Ask any warehouse supervisor what they can ship today, and the honest answer usually starts with "give me an hour." Standard Business Central sales order screens sort on one column at a time and don't deduct availability across competing orders, so the only way to find out what's really shippable is to check each order by hand.
That manual check is where double-promised inventory comes from: two orders both look fine on paper, but there's only enough stock to cover one of them. The questions below cover how a purpose-built worksheet approach closes that gap, from allocation logic to automated status updates.
Why do two sales orders both look shippable when there's only enough stock for one?
Standard order screens don't deduct availability as they display it, so if ten units cover order A and order B each needs ten, both look fully stocked.
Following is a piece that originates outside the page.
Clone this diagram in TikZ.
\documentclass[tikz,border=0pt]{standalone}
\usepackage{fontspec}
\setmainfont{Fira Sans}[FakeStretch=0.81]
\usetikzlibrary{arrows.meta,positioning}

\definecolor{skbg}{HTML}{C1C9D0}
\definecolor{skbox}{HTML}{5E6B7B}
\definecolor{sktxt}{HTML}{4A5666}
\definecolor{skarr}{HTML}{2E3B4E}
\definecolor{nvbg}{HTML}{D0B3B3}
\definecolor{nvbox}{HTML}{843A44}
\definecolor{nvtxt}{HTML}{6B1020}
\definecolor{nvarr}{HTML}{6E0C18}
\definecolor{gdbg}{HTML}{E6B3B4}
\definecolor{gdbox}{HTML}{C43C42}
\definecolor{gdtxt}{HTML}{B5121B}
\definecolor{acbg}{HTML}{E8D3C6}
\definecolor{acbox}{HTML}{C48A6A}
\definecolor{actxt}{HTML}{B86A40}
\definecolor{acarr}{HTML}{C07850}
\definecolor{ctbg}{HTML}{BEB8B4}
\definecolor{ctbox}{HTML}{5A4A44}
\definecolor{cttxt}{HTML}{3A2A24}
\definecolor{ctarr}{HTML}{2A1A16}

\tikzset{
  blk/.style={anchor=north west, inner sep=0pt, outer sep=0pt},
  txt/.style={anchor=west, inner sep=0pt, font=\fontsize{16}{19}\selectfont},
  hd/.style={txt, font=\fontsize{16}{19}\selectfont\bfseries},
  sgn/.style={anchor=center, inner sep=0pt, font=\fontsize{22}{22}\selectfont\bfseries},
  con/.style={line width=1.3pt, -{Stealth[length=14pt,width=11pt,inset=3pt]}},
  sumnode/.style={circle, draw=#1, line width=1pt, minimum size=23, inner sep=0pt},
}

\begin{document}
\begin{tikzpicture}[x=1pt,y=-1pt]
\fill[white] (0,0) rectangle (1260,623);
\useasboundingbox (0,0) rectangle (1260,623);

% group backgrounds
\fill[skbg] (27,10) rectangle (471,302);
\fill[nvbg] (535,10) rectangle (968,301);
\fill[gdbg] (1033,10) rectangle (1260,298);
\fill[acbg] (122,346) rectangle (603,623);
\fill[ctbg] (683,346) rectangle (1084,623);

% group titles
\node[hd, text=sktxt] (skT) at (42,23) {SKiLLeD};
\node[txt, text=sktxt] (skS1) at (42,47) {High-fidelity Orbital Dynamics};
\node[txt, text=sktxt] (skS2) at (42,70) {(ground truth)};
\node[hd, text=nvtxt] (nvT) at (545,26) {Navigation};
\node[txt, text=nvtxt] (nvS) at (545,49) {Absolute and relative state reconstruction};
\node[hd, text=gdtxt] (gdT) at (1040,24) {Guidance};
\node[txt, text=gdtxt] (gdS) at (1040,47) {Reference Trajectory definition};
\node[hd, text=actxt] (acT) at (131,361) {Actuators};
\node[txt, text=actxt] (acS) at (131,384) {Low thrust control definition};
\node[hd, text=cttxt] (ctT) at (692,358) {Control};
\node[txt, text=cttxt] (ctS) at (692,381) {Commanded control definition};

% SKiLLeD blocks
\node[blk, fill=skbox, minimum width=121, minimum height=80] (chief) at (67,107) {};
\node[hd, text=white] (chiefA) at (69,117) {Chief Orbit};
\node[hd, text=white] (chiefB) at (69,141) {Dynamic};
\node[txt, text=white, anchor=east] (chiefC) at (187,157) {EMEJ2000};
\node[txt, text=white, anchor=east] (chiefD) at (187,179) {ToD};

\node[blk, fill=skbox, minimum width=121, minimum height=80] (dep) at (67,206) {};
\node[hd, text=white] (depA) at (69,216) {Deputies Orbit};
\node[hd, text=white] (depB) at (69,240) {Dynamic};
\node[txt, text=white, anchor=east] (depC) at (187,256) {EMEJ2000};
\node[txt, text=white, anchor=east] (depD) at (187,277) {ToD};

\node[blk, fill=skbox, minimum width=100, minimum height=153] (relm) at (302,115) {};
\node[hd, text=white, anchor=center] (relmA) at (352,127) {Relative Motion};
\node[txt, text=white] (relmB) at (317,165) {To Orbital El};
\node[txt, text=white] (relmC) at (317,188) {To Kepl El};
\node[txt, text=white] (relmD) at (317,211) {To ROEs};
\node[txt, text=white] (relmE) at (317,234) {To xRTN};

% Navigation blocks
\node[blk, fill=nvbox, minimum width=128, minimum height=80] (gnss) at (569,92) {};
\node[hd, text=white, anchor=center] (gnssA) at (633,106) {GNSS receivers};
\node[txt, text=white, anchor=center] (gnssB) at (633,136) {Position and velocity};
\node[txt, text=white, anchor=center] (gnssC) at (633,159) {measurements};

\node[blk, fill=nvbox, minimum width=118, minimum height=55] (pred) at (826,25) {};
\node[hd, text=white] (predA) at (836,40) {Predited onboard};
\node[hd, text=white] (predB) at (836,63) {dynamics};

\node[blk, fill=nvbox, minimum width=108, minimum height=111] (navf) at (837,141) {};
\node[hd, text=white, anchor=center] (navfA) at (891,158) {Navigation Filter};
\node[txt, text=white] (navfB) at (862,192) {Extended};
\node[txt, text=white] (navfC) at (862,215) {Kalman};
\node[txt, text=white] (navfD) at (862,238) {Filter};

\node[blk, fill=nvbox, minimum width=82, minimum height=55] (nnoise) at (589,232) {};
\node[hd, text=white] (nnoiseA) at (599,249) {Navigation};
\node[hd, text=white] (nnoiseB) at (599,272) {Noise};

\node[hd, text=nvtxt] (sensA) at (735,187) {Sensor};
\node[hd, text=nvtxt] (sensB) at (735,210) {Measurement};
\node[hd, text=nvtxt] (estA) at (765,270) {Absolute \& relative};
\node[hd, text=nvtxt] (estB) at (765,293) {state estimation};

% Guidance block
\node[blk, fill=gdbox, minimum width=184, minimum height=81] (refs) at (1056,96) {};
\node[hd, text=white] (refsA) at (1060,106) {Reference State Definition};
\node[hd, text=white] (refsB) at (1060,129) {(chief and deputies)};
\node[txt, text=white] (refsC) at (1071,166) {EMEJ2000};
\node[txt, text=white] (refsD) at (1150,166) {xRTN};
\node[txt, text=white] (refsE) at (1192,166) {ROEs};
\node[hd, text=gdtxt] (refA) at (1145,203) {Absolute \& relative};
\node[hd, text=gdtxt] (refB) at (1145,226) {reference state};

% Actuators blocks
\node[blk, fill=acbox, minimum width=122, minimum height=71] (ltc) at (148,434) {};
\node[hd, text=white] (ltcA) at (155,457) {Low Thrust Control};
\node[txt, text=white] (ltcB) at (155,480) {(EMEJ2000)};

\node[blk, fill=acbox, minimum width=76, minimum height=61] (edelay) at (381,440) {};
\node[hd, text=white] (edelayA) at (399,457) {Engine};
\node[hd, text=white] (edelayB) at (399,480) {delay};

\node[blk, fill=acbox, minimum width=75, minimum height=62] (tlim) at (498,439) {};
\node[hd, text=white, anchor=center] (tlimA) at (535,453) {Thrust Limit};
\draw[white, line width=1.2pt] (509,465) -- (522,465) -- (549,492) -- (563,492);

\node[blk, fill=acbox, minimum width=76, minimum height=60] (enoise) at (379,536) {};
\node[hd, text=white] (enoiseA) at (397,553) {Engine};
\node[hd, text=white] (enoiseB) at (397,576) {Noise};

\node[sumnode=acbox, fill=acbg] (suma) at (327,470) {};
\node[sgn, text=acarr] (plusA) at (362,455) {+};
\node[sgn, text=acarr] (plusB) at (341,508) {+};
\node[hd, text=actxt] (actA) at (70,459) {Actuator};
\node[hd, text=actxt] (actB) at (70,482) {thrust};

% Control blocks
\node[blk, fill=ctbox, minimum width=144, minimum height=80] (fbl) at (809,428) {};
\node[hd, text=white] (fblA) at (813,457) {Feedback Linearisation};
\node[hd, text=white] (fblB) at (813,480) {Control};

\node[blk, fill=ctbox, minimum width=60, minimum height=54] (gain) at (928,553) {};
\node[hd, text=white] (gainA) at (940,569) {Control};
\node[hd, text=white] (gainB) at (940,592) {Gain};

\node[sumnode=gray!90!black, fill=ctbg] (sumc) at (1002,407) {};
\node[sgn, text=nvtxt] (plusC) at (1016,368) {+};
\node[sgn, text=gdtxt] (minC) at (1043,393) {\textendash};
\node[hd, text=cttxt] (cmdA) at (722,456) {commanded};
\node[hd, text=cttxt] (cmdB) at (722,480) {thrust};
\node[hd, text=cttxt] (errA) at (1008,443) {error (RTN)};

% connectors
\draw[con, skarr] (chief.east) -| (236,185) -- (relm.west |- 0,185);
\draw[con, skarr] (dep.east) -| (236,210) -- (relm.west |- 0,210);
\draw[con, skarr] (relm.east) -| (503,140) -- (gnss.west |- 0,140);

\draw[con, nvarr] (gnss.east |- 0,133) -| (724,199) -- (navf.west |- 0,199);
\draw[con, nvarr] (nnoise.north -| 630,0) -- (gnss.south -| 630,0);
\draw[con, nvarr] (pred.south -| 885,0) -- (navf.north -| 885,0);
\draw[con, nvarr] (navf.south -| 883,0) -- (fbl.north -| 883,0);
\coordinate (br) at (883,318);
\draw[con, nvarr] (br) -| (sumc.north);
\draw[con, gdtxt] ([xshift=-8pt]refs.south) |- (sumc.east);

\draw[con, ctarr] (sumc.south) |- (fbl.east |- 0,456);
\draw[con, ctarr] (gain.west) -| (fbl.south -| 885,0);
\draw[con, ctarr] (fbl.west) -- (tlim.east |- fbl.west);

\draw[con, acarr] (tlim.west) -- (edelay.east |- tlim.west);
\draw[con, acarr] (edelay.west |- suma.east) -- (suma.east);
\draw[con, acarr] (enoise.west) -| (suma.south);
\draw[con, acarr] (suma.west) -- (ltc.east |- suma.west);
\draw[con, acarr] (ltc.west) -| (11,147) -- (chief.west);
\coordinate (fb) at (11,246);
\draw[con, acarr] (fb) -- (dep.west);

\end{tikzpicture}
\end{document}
Only when picking starts does the shortage surface. A worksheet that calculates availability top-down instead allocates each unit once, showing accurately which order gets it and which one waits.
Can shipping priorities be automated instead of decided order by order?
Not every order should ship on the same logic. Filtering and sorting by planned ship date, customer value, shipping agent, or order size lets a supervisor define the priority once instead of re-deciding it daily. Picture a distributor that runs one filtered pass for same-day carrier pickups and a separate one for next-week freight consolidation, both against the same open order list.
What happens to back orders once new stock finally arrives?
Back orders usually sit on a spreadheet until someone remembers to check them against a new purchase order receipt. A worksheet that recalculates automatically flags previously blocked orders as ready the moment inventory posts, without a person cross-referencing anything. For a plant receiving several inbound trailers a day, that removes a recheck step that used to happen at the end of every shift.
How do I know an order's status changed without re-scanning the whole backlog?
Every order carries a live status such as fully available, partial, or unavailable, and a recalculation refreshes all of them at once. Instead of rereading every line to spot what moved, the status itself tells the story. Running this on a schedule, for example every 30 minutes for orders shipping within two days, means the backlog stays current without anyone opening the screen.
The Order Fulfillment Worksheet works across warehouse setups, including locations with no bins, and can generate shipments and picks directly from the orders selected.